What is a quality KPI?

June 06, 2016

What does an effective CSR KPI look like? Mary Ellen Smith explains that KPIs are meant to provide transparency in performance, whether good or bad.

 

Nowadays, companies’ key performance indicators (KPIs) are no longer merely for reporting financial performance. They are used to monitor everything from employee satisfaction and carbon emission reductions to diversity, to community impact. In our data-rich world, there are endless possibilities.

But what should an effective KPI look like? A plethora of information can be found in a quick internet search. However in searching for specifically CSR KPIs, it becomes more complicated. Sustainability reporting standards like SASB and GRI make great starting points for developing a portfolio of KPIs, but companies also need KPIs that match their unique circumstances and chosen sustainability journey.

A common starting point is to look at best-practice companies. For instance, Nike’s Sustainable Business Executive Summary sets out a wide variety of KPIs and targets, arranged around its three strategic aims. Nike tracks Code of Conduct violations in contract factories, with the goal of eliminating excessive overtime and sourcing 100% of products from factories meeting Nike’s sustainability standards. The KPI is clearly relevant to a material issue for Nike. Results are displayed in table form, providing a clear format for the reader.

The temptation for many companies is to try to set a KPI for every issue imaginable – or at least those that are easy to measure. But when it comes to effective KPIs, the answer is quality over quantity.

What sets quality KPIs apart from your run-of-the-mill KPI is that a quality KPI:

  • Aligns with your company’s material issues: using KPIs to improve in the areas most material to your business and stakeholders also aligns your KPIs to your company strategy.
  • Matches a clear goal or target: if you don’t have a goal, what are you measuring progress toward?
  • Is transparent: can my stakeholder glance at this metric and understand what our general goal is?
  • Is sector specific: does this KPI address the nuances of my company’s industry or sector? Does it allow performance to be compared with peers and competitors?
  • Organization-wide: KPIs should touch on every level of the organization and be pertinent to stakeholders.
  • Has context: what was the performance year-to -year? How is the KPI managed and measured? What is our approach to making improvements?

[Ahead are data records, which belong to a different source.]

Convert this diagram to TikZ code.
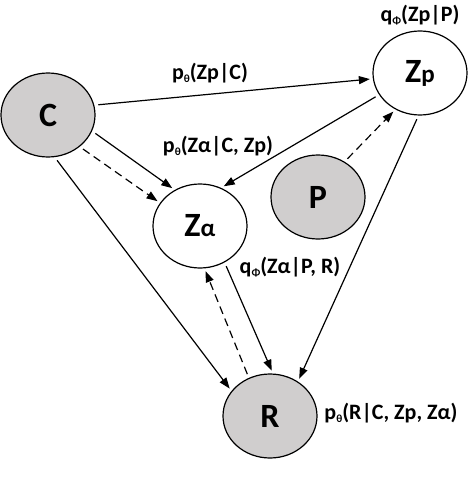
\documentclass[tikz,border=0pt]{standalone}
\usepackage{fontspec}
\setmainfont{Carlito}
\usetikzlibrary{arrows.meta,shapes.geometric}
\definecolor{obsgray}{RGB}{208,206,206}
\newcommand{\tsub}[1]{\raisebox{-0.3ex}{\fontsize{11}{11}\selectfont #1}}
\begin{document}
\begin{tikzpicture}[x=1pt,y=-1pt,
  var/.style={ellipse,draw,line width=1.2pt,minimum width=94pt,minimum height=84pt,inner sep=0pt,
    font=\fontsize{34}{34}\selectfont\bfseries},
  obs/.style={var,fill=obsgray},
  lat/.style={var,fill=white},
  arr/.style={line width=1.2pt,-{Triangle[length=11pt,width=8pt]},shorten <=4pt,shorten >=3pt},
  darr/.style={arr,dash pattern=on 8pt off 5pt},
  lab/.style={font=\fontsize{22}{22}\selectfont\bfseries,inner sep=0pt}]
\useasboundingbox (0,0) rectangle (470,492);
\node[obs] (C) at (48,115) {C};
\node[lat] (Zp) at (420,73) {Z{\fontsize{25}{25}\selectfont p}};
\node[lat] (Za) at (200,226) {Z{\fontsize{25}{25}\selectfont α}};
\node[obs] (P) at (318,197) {P};
\node[obs] (R) at (270,416) {R};
\draw[arr] (C.12) -- (Zp.187);
\draw[arr] (C.-20) -- (Za.125);
\draw[darr] (C.-45) -- (Za.150);
\draw[arr] (Zp.208) -- (Za.61);
\draw[darr] (P.53) -- (Zp.236);
\draw[arr] (C.-81) -- (R.147);
\draw[arr] (Zp.268) -- (R.51);
\draw[arr] (Za.-56) -- (R.86);
\draw[darr] (R.119) -- (Za.-84);
\node[lab] (l1) at (420,15) {q\tsub{Φ}(Zp|P)};
\node[lab] (l2) at (210,73) {p\tsub{θ}(Zp|C)};
\node[lab] (l3) at (218,146) {p\tsub{θ}(Zα|C, Zp)};
\node[lab] (l4) at (290,267) {q\tsub{Φ}(Zα|P, R)};
\node[lab] (l5) at (391,413) {p\tsub{θ}(R|C, Zp, Zα)};
\end{tikzpicture}
\end{document}
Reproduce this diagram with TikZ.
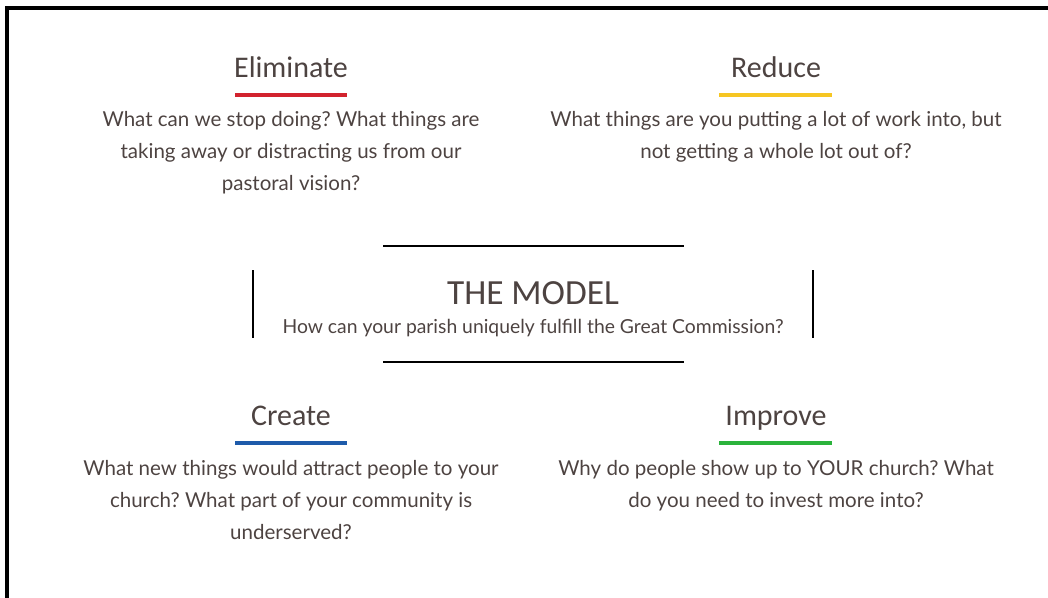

Ultimately, KPIs are meant to provide transparency in performance, whether good or bad. It is normal for KPIs in CSR to have a fluctuating story of performance, as it can be seen as an indication of a company taking on a challenge and committing itself to action. As Corporate Citizenship’s recent paper, Sustainability Strategy: Simplified, notes, if a target is achieved too easily, stakeholders may view the company as lacking in ambition: “Success without effort is a hollow victory.”

KPIs traditionally help a company’s Board to measure performance on a given issue. But quality KPIs will also help companies advance in a wider scope of CSR efforts, delivering benefits for a wide range of stakeholders and synergistically boosting business value.

 

Mary Ellen Smith is a Senior Researcher at Corporate Citizenship.